Stronger than yesterday
Pourtant, je me refuse à cette conclusion cynique et misérabiliste. Puisque j’ai oublié les paroles de ses chansons et que je suis incapable de suivre la chorégraphie de “Toxic”, je me tourne vers ceux qui savent. Ceux qui la regardent, ceux qui préfèrent écouter “Stronger” à “Crazy”, ceux qui ont lu entre les lignes et vu Britney comme une femme autonome plutôt qu’une Lolita passive.
Je me rends virtuellement à Vegas où vit Jordan Miller, un des premiers fans à parler de la tutelle en 2008. En 2004, alors que je tournais le dos à Britney Spears, il lançait la fanbase Breatheheavy.com, qui compte aujourd’hui 300 000 visiteurs par mois et un peu moins de 70 000 membres. Plus qu’un simple lieu de culte, Miller transforme le site en outil d’information sur la tutelle de Spears et dénonce les travers de la justice californienne. “Comment cette pop star iconique a-t-elle pu partir en tournée, sortir des albums, faire des interviews, élever ses enfants, mais être considérée par les tribunaux comme une personne incompétente ?”, s’interroge-t-il.

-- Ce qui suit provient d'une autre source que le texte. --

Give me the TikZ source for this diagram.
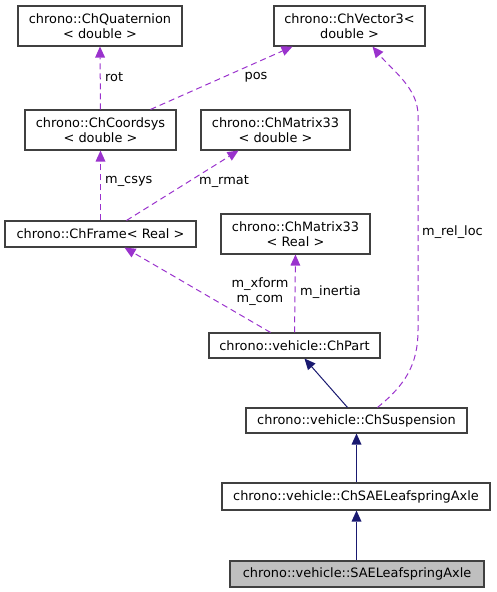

“Par ses clips et ses musiques, elle a révolutionné la vision de la sexualité des femmes et a sans doute permis à un grand nombre de femmes et d’hommes d’avoir confiance en eux et en leur sexualité… Les fans l’aiment pour cette force”, me racontent les fondateurs du compte Twitter FreeBritney-France.
Éternel piercing au nombril, ange gravé dans le bas du dos, bronzage doré, Britney, tu n’as pas arrêté de danser. Tu es libre, et non honteuse. Plus qu’un rappel de ton enfermement ou un signe de trouble mental, chaque nouvelle chorégraphie postée sur Instagram met en exergue l’étroitesse de notre conception du succès.
Le tien n’est pas celui d’une arriviste qui élide ses origines. Ce n’est pas non plus celui d’une féministe bannissant le corps sexualisé, signe supposé d’une inféodation au regard masculin. Je ne t’enfermerai plus dans un jargon universitaire. Je renonce à citer la féministe Barbara Kruger (“Your body is a battleground”), et te laisse danser librement, espérant un jour en faire autant.